TASK REQUIREMENTS:
Repeat every line of the listing below exactly, minus the pictures.

BEGIN

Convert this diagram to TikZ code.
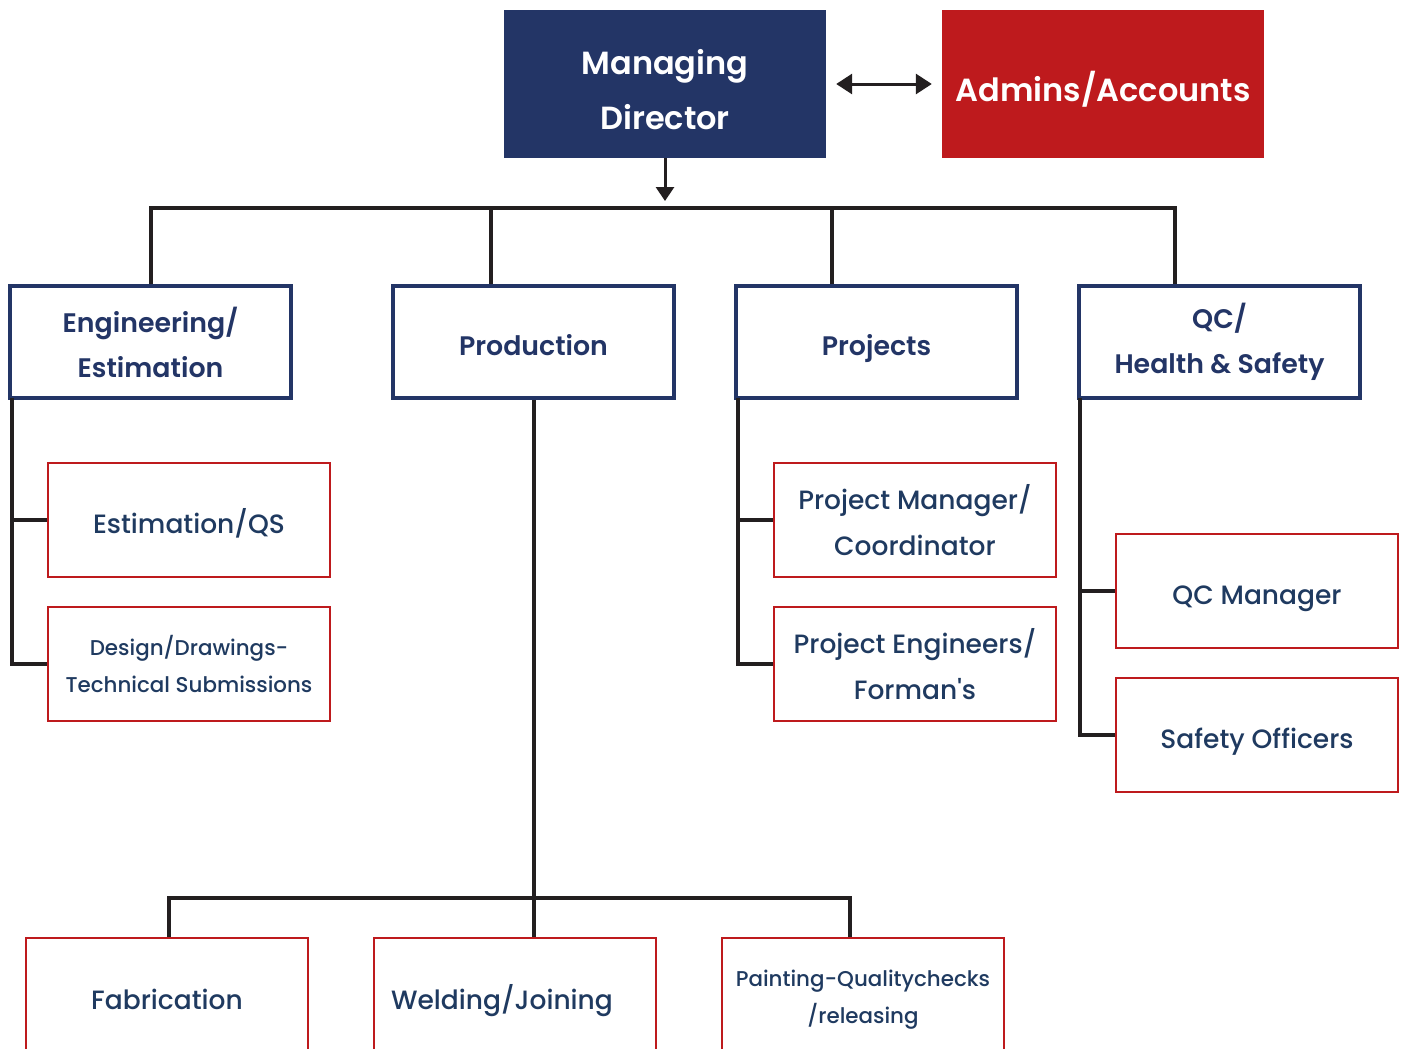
\documentclass[tikz,border=0pt]{standalone}
\usepackage{fontspec}
\setmainfont{Poppins}[BoldFont={Poppins SemiBold}]
\newfontfamily\mediumfont{Poppins Medium}
\usetikzlibrary{arrows.meta}
\definecolor{navy}{HTML}{233566}
\definecolor{subnavy}{HTML}{1F3A60}
\definecolor{boxred}{HTML}{BE1A1D}
\definecolor{linegray}{HTML}{231F20}

\begin{document}
\begin{tikzpicture}[x=1pt, y=-1pt,
        top/.style={minimum width=322pt, minimum height=148pt, inner sep=0pt, text=white,
            align=center, font=\bfseries\fontsize{32}{55}\selectfont},
        dept/.style={draw=navy, line width=4pt, fill=white, minimum width=281pt, minimum height=112pt,
            inner sep=0pt, text=navy, align=center, font=\bfseries\fontsize{26.8}{45}\selectfont},
        unit/.style={draw=boxred, line width=2.5pt, fill=white, minimum width=282pt, minimum height=114pt,
            inner sep=0pt, text=subnavy, align=center, font=\mediumfont\fontsize{26.5}{46}\selectfont},
        small/.style={font=\mediumfont\fontsize{21.4}{37}\selectfont},
        oneline/.style={text height=34pt, text depth=7pt},
        bottom/.style={minimum height=124pt, text height=26pt, text depth=7pt},
        link/.style={draw=linegray, line width=4pt}]
                \useasboundingbox (0,0) rectangle (1408,1049);
                \clip (0,0) rectangle (1408,1049);

                \node[top, fill=navy] (md) at (665,84) {\rule{0pt}{36pt}Managing\\Director};
                \node[top, fill=boxred, text height=42pt, text depth=8pt] (admin) at (1103,84) {Admins/Accounts};
                \draw[link, line width=3pt, {Triangle[length=16pt,width=20pt]}-{Triangle[length=16pt,width=20pt]}]
                    ([xshift=10pt]md.east) -- ([xshift=-10pt]admin.west);
                \coordinate (tip) at (665,201);
                \draw[link, line width=3pt, -{Triangle[length=14pt,width=18pt]}] (md.south) -- (tip);

                \node[dept] (eng) at (150.5,342) {Engineering/\\Estimation};
                \node[dept, oneline] (prod) at (533.5,342) {Production};
                \node[dept, oneline] (proj) at (876.5,342) {Projects};
                \node[dept] (qc) at (1219.5,342) {QC/\\Health \& Safety};

                \coordinate (b2) at (491,208);
                \coordinate (b3) at (832,208);
                \coordinate (b4) at (1175,208);
                \draw[link] (eng.north) |- (b4) -- (b4 |- qc.north);
                \draw[link] (b2) -- (b2 |- prod.north);
                \draw[link] (b3) -- (b3 |- proj.north);

                \node[unit, oneline] (estqs) at (189,520) {Estimation/QS};
                \node[unit, small] (design) at (189,664) {Design/Drawings-\\Technical Submissions};
                \coordinate (et) at (12,398);
                \draw[link] (et) |- (design.west);
                \draw[link] (estqs.west) -- (estqs.west -| et);

                \node[unit] (pm) at (915,520) {Project Manager/\\Coordinator};
                \node[unit] (pe) at (915,664) {Project Engineers/\\Forman's};
                \coordinate (pt) at (738,398);
                \draw[link] (pt) |- (pe.west);
                \draw[link] (pm.west) -- (pm.west -| pt);

                \node[unit, oneline] (qcm) at (1257,591) {QC Manager};
                \node[unit, oneline] (safety) at (1257,735) {Safety Officers};
                \coordinate (qt) at (1080,398);
                \draw[link] (qt) |- (safety.west);
                \draw[link] (qcm.west) -- (qcm.west -| qt);

                \node[unit, bottom] (fab) at (167,1000) {Fabrication};
                \node[unit, bottom] (weld) at (515,1000) {Welding/Joining\hspace*{26pt}};
                \node[unit, small, minimum height=124pt] (paint) at (863,1000) {Painting-Qualitychecks\\/releasing};
                \coordinate (pb1) at (169,898);
                \coordinate (pb3) at (850,898);
                \draw[link] (pb1 |- fab.north) |- (pb3) -- (pb3 |- paint.north);
                \draw[link] (prod.south) -- (prod.south |- weld.north);
            \end{tikzpicture}
\end{document}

END

REPLY:
Convert this diagram to TikZ code.
\documentclass[tikz,border=0pt]{standalone}
\usepackage{fontspec}
\setmainfont{Poppins}[BoldFont={Poppins SemiBold}]
\newfontfamily\mediumfont{Poppins Medium}
\usetikzlibrary{arrows.meta}
\definecolor{navy}{HTML}{233566}
\definecolor{subnavy}{HTML}{1F3A60}
\definecolor{boxred}{HTML}{BE1A1D}
\definecolor{linegray}{HTML}{231F20}

\begin{document}
\begin{tikzpicture}[x=1pt, y=-1pt,
        top/.style={minimum width=322pt, minimum height=148pt, inner sep=0pt, text=white,
            align=center, font=\bfseries\fontsize{32}{55}\selectfont},
        dept/.style={draw=navy, line width=4pt, fill=white, minimum width=281pt, minimum height=112pt,
            inner sep=0pt, text=navy, align=center, font=\bfseries\fontsize{26.8}{45}\selectfont},
        unit/.style={draw=boxred, line width=2.5pt, fill=white, minimum width=282pt, minimum height=114pt,
            inner sep=0pt, text=subnavy, align=center, font=\mediumfont\fontsize{26.5}{46}\selectfont},
        small/.style={font=\mediumfont\fontsize{21.4}{37}\selectfont},
        oneline/.style={text height=34pt, text depth=7pt},
        bottom/.style={minimum height=124pt, text height=26pt, text depth=7pt},
        link/.style={draw=linegray, line width=4pt}]
                \useasboundingbox (0,0) rectangle (1408,1049);
                \clip (0,0) rectangle (1408,1049);

                \node[top, fill=navy] (md) at (665,84) {\rule{0pt}{36pt}Managing\\Director};
                \node[top, fill=boxred, text height=42pt, text depth=8pt] (admin) at (1103,84) {Admins/Accounts};
                \draw[link, line width=3pt, {Triangle[length=16pt,width=20pt]}-{Triangle[length=16pt,width=20pt]}]
                    ([xshift=10pt]md.east) -- ([xshift=-10pt]admin.west);
                \coordinate (tip) at (665,201);
                \draw[link, line width=3pt, -{Triangle[length=14pt,width=18pt]}] (md.south) -- (tip);

                \node[dept] (eng) at (150.5,342) {Engineering/\\Estimation};
                \node[dept, oneline] (prod) at (533.5,342) {Production};
                \node[dept, oneline] (proj) at (876.5,342) {Projects};
                \node[dept] (qc) at (1219.5,342) {QC/\\Health \& Safety};

                \coordinate (b2) at (491,208);
                \coordinate (b3) at (832,208);
                \coordinate (b4) at (1175,208);
                \draw[link] (eng.north) |- (b4) -- (b4 |- qc.north);
                \draw[link] (b2) -- (b2 |- prod.north);
                \draw[link] (b3) -- (b3 |- proj.north);

                \node[unit, oneline] (estqs) at (189,520) {Estimation/QS};
                \node[unit, small] (design) at (189,664) {Design/Drawings-\\Technical Submissions};
                \coordinate (et) at (12,398);
                \draw[link] (et) |- (design.west);
                \draw[link] (estqs.west) -- (estqs.west -| et);

                \node[unit] (pm) at (915,520) {Project Manager/\\Coordinator};
                \node[unit] (pe) at (915,664) {Project Engineers/\\Forman's};
                \coordinate (pt) at (738,398);
                \draw[link] (pt) |- (pe.west);
                \draw[link] (pm.west) -- (pm.west -| pt);

                \node[unit, oneline] (qcm) at (1257,591) {QC Manager};
                \node[unit, oneline] (safety) at (1257,735) {Safety Officers};
                \coordinate (qt) at (1080,398);
                \draw[link] (qt) |- (safety.west);
                \draw[link] (qcm.west) -- (qcm.west -| qt);

                \node[unit, bottom] (fab) at (167,1000) {Fabrication};
                \node[unit, bottom] (weld) at (515,1000) {Welding/Joining\hspace*{26pt}};
                \node[unit, small, minimum height=124pt] (paint) at (863,1000) {Painting-Qualitychecks\\/releasing};
                \coordinate (pb1) at (169,898);
                \coordinate (pb3) at (850,898);
                \draw[link] (pb1 |- fab.north) |- (pb3) -- (pb3 |- paint.north);
                \draw[link] (prod.south) -- (prod.south |- weld.north);
            \end{tikzpicture}
\end{document}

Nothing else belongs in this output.